Certain collections of music are so rich and deep that it feels like a listener could almost swim in them. This six-disc, 108-track set feels bottomless. It also represents one of the greatest provenance accounts in all of jazz. Someone ought to write a short story about it.
Bill Savory was a reticent New York recording engineer in the 1930s and 1940s who had a cool nocturnal habit: While transcribing radio broadcasts for foreign distribution, he liked to multitask, flipping on his recorders and capturing what was going out over the airwaves from live jazz-club performances that were only meant to be heard once. That is, if there had been no Bill Savory.
We could order a lot of beers and have a lot of passionate talks about what’s best and most valuable here. Here’s a whistle-wetter: a version of Coleman Hawkins’ “Body and Soul” cut seven months after its jazz epoch-shaping studio counterpart, and frankly better. At the earlier date, Hawkins had hit upon something, but now what was hit upon has been refined, sacrificing none of its immediacy as it extends its domain, roots plunging deeper into soil.
Given where jazz was played and where Savory was at, most of the recordings come from NYC, but there are others from the nightclub temples of Boston and Chicago. Fats Waller blazes at the charmingly billed The Yacht Club, as if a regatta were simultaneously unwinding outside. He had no idea this was being recorded, he’s playing only for the patrons of the evening, but his set selections underscore an epiphany central to the artistry of these men and women: The workaday gig is also the all-timer gig, the next entry in a progression of them. Nothing is throwaway, all can last. That is some doozy art.

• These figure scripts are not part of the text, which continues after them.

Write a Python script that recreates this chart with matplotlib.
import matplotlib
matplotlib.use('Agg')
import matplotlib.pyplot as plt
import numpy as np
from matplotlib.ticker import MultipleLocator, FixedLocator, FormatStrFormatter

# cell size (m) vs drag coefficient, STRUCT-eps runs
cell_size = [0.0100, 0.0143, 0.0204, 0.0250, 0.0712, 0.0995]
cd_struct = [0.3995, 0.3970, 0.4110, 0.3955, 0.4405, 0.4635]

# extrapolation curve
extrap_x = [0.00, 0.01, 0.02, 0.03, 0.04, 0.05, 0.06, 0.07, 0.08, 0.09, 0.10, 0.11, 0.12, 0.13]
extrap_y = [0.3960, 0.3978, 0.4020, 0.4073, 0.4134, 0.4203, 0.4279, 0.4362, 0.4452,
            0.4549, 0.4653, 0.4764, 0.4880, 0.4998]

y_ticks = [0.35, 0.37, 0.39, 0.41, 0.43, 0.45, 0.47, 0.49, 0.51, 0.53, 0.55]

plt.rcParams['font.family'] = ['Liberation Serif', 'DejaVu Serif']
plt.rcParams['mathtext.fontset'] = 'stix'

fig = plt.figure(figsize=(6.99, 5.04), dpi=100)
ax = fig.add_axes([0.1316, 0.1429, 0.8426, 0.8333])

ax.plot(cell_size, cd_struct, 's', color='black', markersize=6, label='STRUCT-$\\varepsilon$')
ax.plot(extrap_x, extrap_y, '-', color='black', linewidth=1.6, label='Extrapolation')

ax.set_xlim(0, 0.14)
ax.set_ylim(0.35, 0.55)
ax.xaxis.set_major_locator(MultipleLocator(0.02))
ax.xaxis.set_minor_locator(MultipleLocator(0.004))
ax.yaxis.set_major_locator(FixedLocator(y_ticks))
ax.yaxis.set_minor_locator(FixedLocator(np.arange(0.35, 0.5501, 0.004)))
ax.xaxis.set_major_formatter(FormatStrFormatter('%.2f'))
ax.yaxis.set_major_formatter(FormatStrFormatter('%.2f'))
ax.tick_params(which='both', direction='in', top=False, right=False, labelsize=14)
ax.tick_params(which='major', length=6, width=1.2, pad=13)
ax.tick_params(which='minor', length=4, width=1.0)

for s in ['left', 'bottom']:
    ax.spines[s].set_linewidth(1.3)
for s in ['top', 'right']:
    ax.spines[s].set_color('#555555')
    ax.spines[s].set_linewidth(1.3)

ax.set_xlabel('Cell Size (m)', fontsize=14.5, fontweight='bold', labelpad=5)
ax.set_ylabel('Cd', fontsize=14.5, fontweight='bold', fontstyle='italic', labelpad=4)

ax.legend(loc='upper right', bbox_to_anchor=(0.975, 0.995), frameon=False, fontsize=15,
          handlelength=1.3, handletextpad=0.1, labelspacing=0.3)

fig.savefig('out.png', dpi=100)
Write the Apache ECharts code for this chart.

Speaking of which: A WNEW jam session features Basie tenor sax stud Herschel Evans a mere month before his death, and when you hear the power coming through his horn, you wonder how the Reaper got up the balls to approach him. Rival/partner Lester Young, meanwhile, blows a blues so pure on “Lady Be Good” with the Basie band that you just about giggle that these two cats were somehow in the same unit. These players always belong to their moment entirely even as they transcend it, with Savory acting as recording scribe for a kind of jazz Bible.
Swing is the ostensible core of the collection, but what we’re hearing is jazz morphing, nightly. Drummer Chick Webb’s case as a sticksman and prime mover par excellence is furthered, Ella Fitzgerald is moving swing singing into an era of vocal Modernism, and if you don’t think the John Kirby sextet could hold its own in a battle of the bands versus Coltrane’s quartet or either Miles quintet, well, let’s line up these recordings with theirs and have everyone throw down. Thank you, Mr. Savory, for your hobby. You have provided a plunge into a lost sea of history. And you have done every corner of our human condition a massive solid.